Every writer needs to warm up. We need to get that brain into writing mode, make sure the muscles are limber and ready to get to work.
I use warm ups especially when I don’t feel like writing. Instead of walking away from my desk, I do an exercise. Nine times out of ten by the time I’m done my warm up, I’ve changed my tune.
Here is my top ten list of writing warm up exercises. Do one every day before you start a project. Or, do one every day when you don’t have anything to write about. You’ll still be working on your craft, you’ll still be moving forward. It’s all writing.
TOP TEN WARM UP WRITING EXERCISES
1. Automatic Writing
I talked about this one a couple of weeks ago. Give yourself a time limit, a topic and go. Don’t stop, don’t self-censor, get those words on the page.
2. Personify an Object
If you ever have trouble creating characters, use this exercise. Take an object – a discarded coke can, a rock, a toy car – and get specific with it. If that object could talk, what would it think? What does it do all day? Write an inner monologue for this object. Write a character profile for them.
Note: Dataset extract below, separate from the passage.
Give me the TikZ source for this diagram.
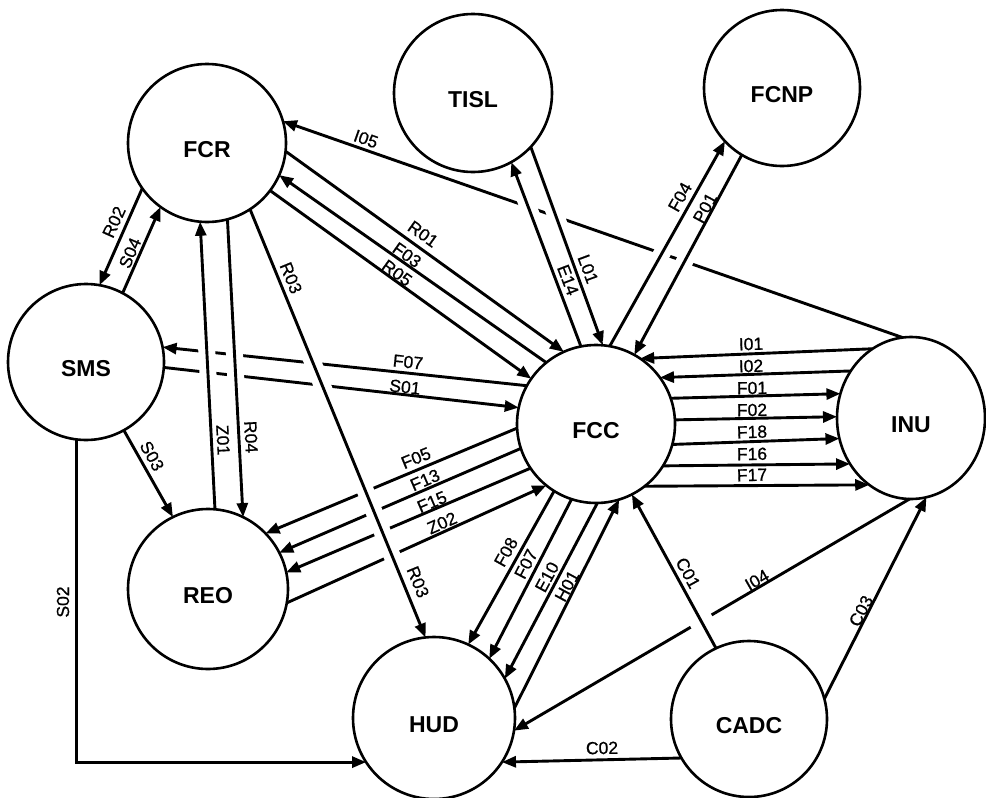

3. Prompt – picture, headline, object
Start collecting items to use as a prompt. Look at a picture and as a warm up exercise, ask 10 questions about that picture. Writing is all about the specifics and questions are a great way to dive deep. Focus on the who, what, where, when, why? And then try to answer those questions. There’s no right or wrong here, the best answer is the one you come up with.
4. Play a piece of music and write
We all need different stimuli to work. Some respond really well to music – do you? Throw on a piece of music at random and start automatic writing. What characters come to mind? What emotions does the music stir up? What locations do you visualize?
5. What’s going on outside your window
Easiest warm up ever. Every day look out your window and write down your observations. Be specific. Don’t just focus on what you see. What else is there?
6. Write a description of an object or person
Again it’s all about being specific. Take one person and describe them in utmost detail. Describe them using the five senses. Find the one word that describes them perfects. The one action that would tell a stranger everything.
7. Write a response to something you read, a tv show/movie you saw, a play you attended.
Your point of view and your opinion are useful writing tools. Start developing them in full. Watch a tv show and then write down your response. Go beyond “I like, I didn’t like.” Get specific with what’s happening, why you react in a certain way, who are the characters.
8. The Half page monologue
Monologues are key to the theatrical form. Get in the habit of writing them. Go to google news, find a headline, decide on a character who comes from that headline and write a half page monologue for that character. No more though, this is just a warm up.
9. The one location two person scene
After the monologue you need to become an expert on the two person, one location scene. For warm ups, stick to a page. Take two characters put them in a room and have them talk to each other. Define the relationship, define the want. Which one will leave at the end of the page?
10. Write in a specific form
Warm ups are a great place to experiment and explore. On Monday, write your one location two person scene. On Tuesday re-write the scene as a historical romance. On Wednesday, try absurd. Thursday, make it a children’s show. Friday, a musical.